As Jake mentioned, unfortunately Tesla absolutely packs its CAN with data, pushing 55-60% utilization at 500Mbps, and that is multiplied many more times with the ASCI STN1100 protocol, and far beyond the bandwidth to send all the data over BLE. In reality though, it seems the ODB adapter is the limiting factor, as none seem to be powerful enough to handle that amount of data. The OBDLink branded modules seem to do a better job than the inexpensive adapters, but the still not only drop but also corrupt messages. I've seen plenty of it in the past with ScanMyTesla as well. They were designed to transmit the much slower OBDII data in an ICE car. Both phone apps configure the OBDLink to filter down the data to just the gauges shown on screen to make the most of it. When logging with scanmytesla, if you enable ALL data, you will not only see tons of dropouts and corrupt messages, but only of the fraction of the messages to make it through. I use real can hardware to capture my logs.
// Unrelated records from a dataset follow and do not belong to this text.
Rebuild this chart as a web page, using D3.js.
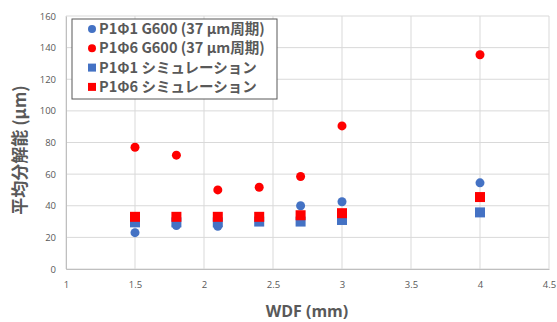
<!DOCTYPE html>
<html>
<head>
<meta charset="utf-8">
<script src="https://cdn.jsdelivr.net/npm/d3@7"></script>
<style>
  body { margin: 0; background: #fff; }
  text { font-family: "Noto Sans CJK JP", "Open Sans", sans-serif; }
</style>
</head>
<body>
<svg width="557" height="322"></svg>
<script>
// chart values
const xTicks = [1, 1.5, 2, 2.5, 3, 3.5, 4, 4.5];
const yTicks = [0, 20, 40, 60, 80, 100, 120, 140, 160];

const wdfMeasured = [1.5, 1.8, 2.1, 2.4, 2.7, 3.0, 4.0];
const p1Meas = [23, 27.5, 27, 30, 40, 42.5, 54.5];   // P1Φ1 G600
const p6Meas = [77, 72, 50, 51.7, 58.5, 90.5, 135.5]; // P1Φ6 G600

const wdfSim = [1.5, 1.8, 2.1, 2.4, 2.7, 3.0, 4.0];
const p1Sim = [29.5, 29.5, 29.5, 30, 30, 31, 35.8];
const p6Sim = [33, 33, 33, 33, 34, 35.3, 45.5];

const seriesNames = [
  "P1Φ1 G600 (37 µm周期)",
  "P1Φ6 G600 (37 µm周期)",
  "P1Φ1 シミュレーション",
  "P1Φ6 シミュレーション"
];

const svg = d3.select("svg");
const margin = {top: 16, right: 8, bottom: 53, left: 66};
const width = 557 - margin.left - margin.right,
      height = 322 - margin.top - margin.bottom;

const x = d3.scaleLinear().domain([1, 4.5]).range([0, width]);
const y = d3.scaleLinear().domain([0, 160]).range([height, 0]);

const g = svg.append("g")
  .attr("transform", "translate(" + margin.left + "," + margin.top + ")");

// gridlines
g.append("g").selectAll("line").data(yTicks).enter().append("line")
  .attr("x1", 0).attr("x2", width)
  .attr("y1", d => y(d)).attr("y2", d => y(d))
  .attr("stroke", "#d9d9d9").attr("stroke-width", 1);
g.append("g").selectAll("line").data(xTicks).enter().append("line")
  .attr("y1", 0).attr("y2", height)
  .attr("x1", d => x(d)).attr("x2", d => x(d))
  .attr("stroke", "#d9d9d9").attr("stroke-width", 1);

// axes
const xAxis = g.append("g")
  .attr("transform", "translate(0," + height + ")")
  .call(d3.axisBottom(x).tickValues(xTicks).tickSize(0).tickPadding(12).tickFormat(d3.format("")));
const yAxis = g.append("g")
  .call(d3.axisLeft(y).tickValues(yTicks).tickSize(0).tickPadding(10));
[xAxis, yAxis].forEach(a => {
  a.select(".domain").attr("stroke", "#bfbfbf");
  a.selectAll("text").attr("fill", "#595959").style("font-size", "9.5px")
    .style("font-family", "'Open Sans', sans-serif");
});

// series: circles then squares
const circ = [[wdfMeasured, p1Meas, "#4472c4"], [wdfMeasured, p6Meas, "#ff0000"]];
circ.forEach(s => {
  g.append("g").selectAll("circle").data(s[0]).enter().append("circle")
    .attr("cx", d => x(d))
    .attr("cy", (d, i) => y(s[1][i]))
    .attr("r", 4.5)
    .attr("fill", s[2]);
});
const sq = [[wdfSim, p1Sim, "#4472c4"], [wdfSim, p6Sim, "#ff0000"]];
sq.forEach(s => {
  g.append("g").selectAll("rect").data(s[0]).enter().append("rect")
    .attr("x", d => x(d) - 5)
    .attr("y", (d, i) => y(s[1][i]) - 5)
    .attr("width", 10).attr("height", 10)
    .attr("fill", s[2]);
});

// axis titles
svg.append("text")
  .attr("x", 307).attr("y", 317)
  .attr("text-anchor", "middle")
  .attr("fill", "#595959").style("font-size", "16px").style("font-weight", "bold")
  .style("font-family", "'Open Sans', sans-serif")
  .text("WDF (mm)");
svg.append("text")
  .attr("transform", "translate(26,150) rotate(-90)")
  .attr("text-anchor", "middle")
  .attr("fill", "#595959").style("font-size", "17px").style("font-weight", "bold")
  .text("平均分解能 (µm)");

// legend
const lg = svg.append("g").attr("transform", "translate(72,19)");
lg.append("rect").attr("width", 205).attr("height", 80)
  .attr("fill", "#fff").attr("stroke", "#595959").attr("stroke-width", 1);
const markers = ["circle", "circle", "rect", "rect"];
const colors = ["#4472c4", "#ff0000", "#4472c4", "#ff0000"];
seriesNames.forEach((name, i) => {
  const cy = 10 + i * 19.3;
  if (markers[i] == "circle") {
    lg.append("circle").attr("cx", 20).attr("cy", cy).attr("r", 4).attr("fill", colors[i]);
  } else {
    lg.append("rect").attr("x", 16).attr("y", cy - 4).attr("width", 8).attr("height", 8).attr("fill", colors[i]);
  }
  lg.append("text").attr("x", 27).attr("y", cy).attr("dy", "0.35em")
    .attr("fill", "#595959").style("font-size", "14.5px").style("font-weight", "bold")
    .text(name);
});
</script>
</body>
</html>
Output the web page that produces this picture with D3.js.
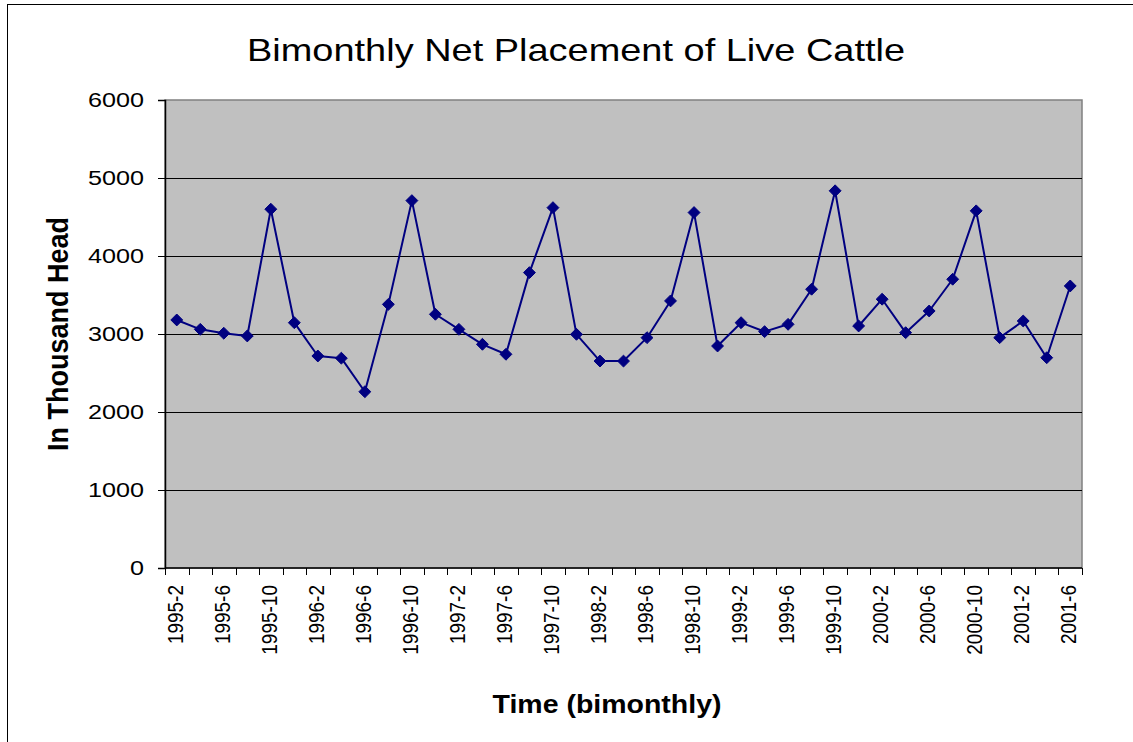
<!DOCTYPE html>
<html>
<head>
<meta charset="utf-8">
<script src="https://cdn.jsdelivr.net/npm/d3@7"></script>
<style>
  body { margin: 0; background: #fff; }
  svg { display: block; font-family: "Liberation Sans", Arial, sans-serif; }
</style>
</head>
<body>
<div id="chart"></div>
<script>
// bimonthly periods, 1995-2 .. 2001-6
const periods = [
  "1995-2", "1995-4", "1995-6", "1995-8", "1995-10", "1995-12",
  "1996-2", "1996-4", "1996-6", "1996-8", "1996-10", "1996-12",
  "1997-2", "1997-4", "1997-6", "1997-8", "1997-10", "1997-12",
  "1998-2", "1998-4", "1998-6", "1998-8", "1998-10", "1998-12",
  "1999-2", "1999-4", "1999-6", "1999-8", "1999-10", "1999-12",
  "2000-2", "2000-4", "2000-6", "2000-8", "2000-10", "2000-12",
  "2001-2", "2001-4", "2001-6"
];

// net placements, thousand head
const placements = [
  3180, 3060, 3010, 2975, 4600, 3145,
  2718, 2690, 2260, 3380, 4710, 3253,
  3060, 2868, 2740, 3787, 4620, 2996,
  2653, 2653, 2953, 3424, 4557, 2846,
  3145, 3030, 3124, 3574, 4836, 3103,
  3446, 3017, 3295, 3702, 4579, 2953,
  3167, 2696, 3616
];

const yTicks = [0, 1000, 2000, 3000, 4000, 5000, 6000];

const width = 1133;
const height = 742;
const margin = { top: 100, right: 51, bottom: 174, left: 165 };
const stretch = 1.2; // the original is drawn a bit wide

const svg = d3.select("#chart")
  .append("svg")
  .attr("width", width)
  .attr("height", height);

// chart frame
svg.append("rect")
  .attr("x", 7.5).attr("y", 4.5)
  .attr("width", width + 10).attr("height", height + 10)
  .attr("fill", "#fff")
  .attr("stroke", "#000")
  .attr("stroke-width", 1);

// Scales
const x = d3.scaleBand()
  .domain(periods)
  .range([margin.left, width - margin.right]);

const y = d3.scaleLinear()
  .domain([0, 6000])
  .range([height - margin.bottom, margin.top]);

// plot area
svg.append("rect")
  .attr("x", margin.left)
  .attr("y", margin.top)
  .attr("width", width - margin.left - margin.right)
  .attr("height", height - margin.top - margin.bottom)
  .attr("fill", "#c0c0c0")
  .attr("stroke", "#808080")
  .attr("stroke-width", 1.5);

// gridlines
svg.append("g")
  .selectAll("line")
  .data(yTicks.filter(d => d > 0 && d < 6000))
  .join("line")
  .attr("x1", margin.left)
  .attr("x2", width - margin.right)
  .attr("y1", d => Math.round(y(d)) + 0.5)
  .attr("y2", d => Math.round(y(d)) + 0.5)
  .attr("stroke", "#000")
  .attr("stroke-width", 1);

// Axes
const yAxis = g => g
  .attr("transform", `translate(${margin.left},0)`)
  .call(d3.axisLeft(y).tickValues(yTicks).tickFormat(d3.format("d")).tickSize(7).tickPadding(0))
  .call(g => g.select(".domain").attr("stroke", "#000").attr("stroke-width", 1.5))
  .call(g => g.selectAll(".tick line").attr("stroke", "#000"))
  .call(g => g.selectAll(".tick text")
    .attr("x", null)
    .attr("transform", `translate(-21,0) scale(${stretch},1)`)
    .attr("font-size", 21)
    .attr("font-family", "Liberation Sans, Arial, sans-serif")
    .attr("fill", "#000"));

svg.append("g").call(yAxis);

// x axis: ticks on category boundaries, labels every second period
const xBase = height - margin.bottom;
const xg = svg.append("g");

xg.append("line")
  .attr("x1", margin.left).attr("x2", width - margin.right)
  .attr("y1", xBase).attr("y2", xBase)
  .attr("stroke", "#000").attr("stroke-width", 1.5);

const bounds = periods.map(p => x(p)).concat([x(periods[periods.length - 1]) + x.bandwidth()]);
xg.selectAll("line.tick")
  .data(bounds)
  .join("line")
  .attr("class", "tick")
  .attr("x1", d => Math.round(d) + 0.5)
  .attr("x2", d => Math.round(d) + 0.5)
  .attr("y1", xBase)
  .attr("y2", xBase + 7)
  .attr("stroke", "#000");

xg.selectAll("text")
  .data(periods.filter((p, i) => i % 2 === 0))
  .join("text")
  .attr("transform", d => `translate(${x(d) + x.bandwidth() / 2 + 6},${xBase + 17}) scale(${stretch},1) rotate(-90)`)
  .attr("text-anchor", "end")
  .attr("font-size", 19)
  .attr("fill", "#000")
  .text(d => d);

// Line + markers
const line = d3.line()
  .x((d, i) => x(periods[i]) + x.bandwidth() / 2)
  .y(d => y(d));

svg.append("path")
  .datum(placements)
  .attr("fill", "none")
  .attr("stroke", "#000080")
  .attr("stroke-width", 2)
  .attr("stroke-linejoin", "round")
  .attr("d", line);

const diamond = d3.symbol().type(d3.symbolDiamond2).size(90);
svg.append("g")
  .selectAll("path")
  .data(placements)
  .join("path")
  .attr("transform", (d, i) => `translate(${x(periods[i]) + x.bandwidth() / 2},${y(d)})`)
  .attr("d", diamond)
  .attr("fill", "#000080")
  .attr("stroke", "#000080")
  .attr("stroke-width", 1);

// Titles
svg.append("text")
  .attr("x", 576)
  .attr("y", 61)
  .attr("text-anchor", "middle")
  .attr("font-size", 32)
  .attr("textLength", 658)
  .attr("lengthAdjust", "spacingAndGlyphs")
  .attr("fill", "#000")
  .text("Bimonthly Net Placement of Live Cattle");

svg.append("text")
  .attr("transform", `translate(68,${(margin.top + height - margin.bottom) / 2}) scale(1.1,1) rotate(-90)`)
  .attr("text-anchor", "middle")
  .attr("font-size", 27)
  .attr("font-weight", "bold")
  .attr("fill", "#000")
  .text("In Thousand Head");

svg.append("text")
  .attr("x", 607)
  .attr("y", 713)
  .attr("text-anchor", "middle")
  .attr("font-size", 26)
  .attr("font-weight", "bold")
  .attr("textLength", 229)
  .attr("lengthAdjust", "spacingAndGlyphs")
  .attr("fill", "#000")
  .text("Time (bimonthly)");
</script>
</body>
</html>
pyjamasam commented 4 years ago

Was the Mbps a typo? I am seeing ISO 15765-4 maxing out at 500 kbps. I am going to pick up some MCP2551 canbus boards and some BLE 5.0 boards and see what I can piece together.

I am also tempted to throw an arm in the middle and come up with some kinda filtering/compression.

The MCP2551 apparently can deal with 1Mbps. BLE 5 with the 1Mbps PHY should hit about 500ish Kbps, and with a 2Mpbs PHY it should be able to around 900 Kbps.

With a binary protocol and even compression layered on top of that it seems like streaming all the frames should be doable.

joshwardell commented 4 years ago

Yes, of course, it is 500k. But that is raw hex data. I think the ODB dongle protocol is formatted ascii, so data is several times more bulky.

If you want to move data across more efficiently it would be much simpler to just make your own interface as I am doing.

pyjamasam commented 3 years ago

This whole conversation is really old now. CANServer deals with all this very elegantly! Closing this issue as its no longer needed to be open.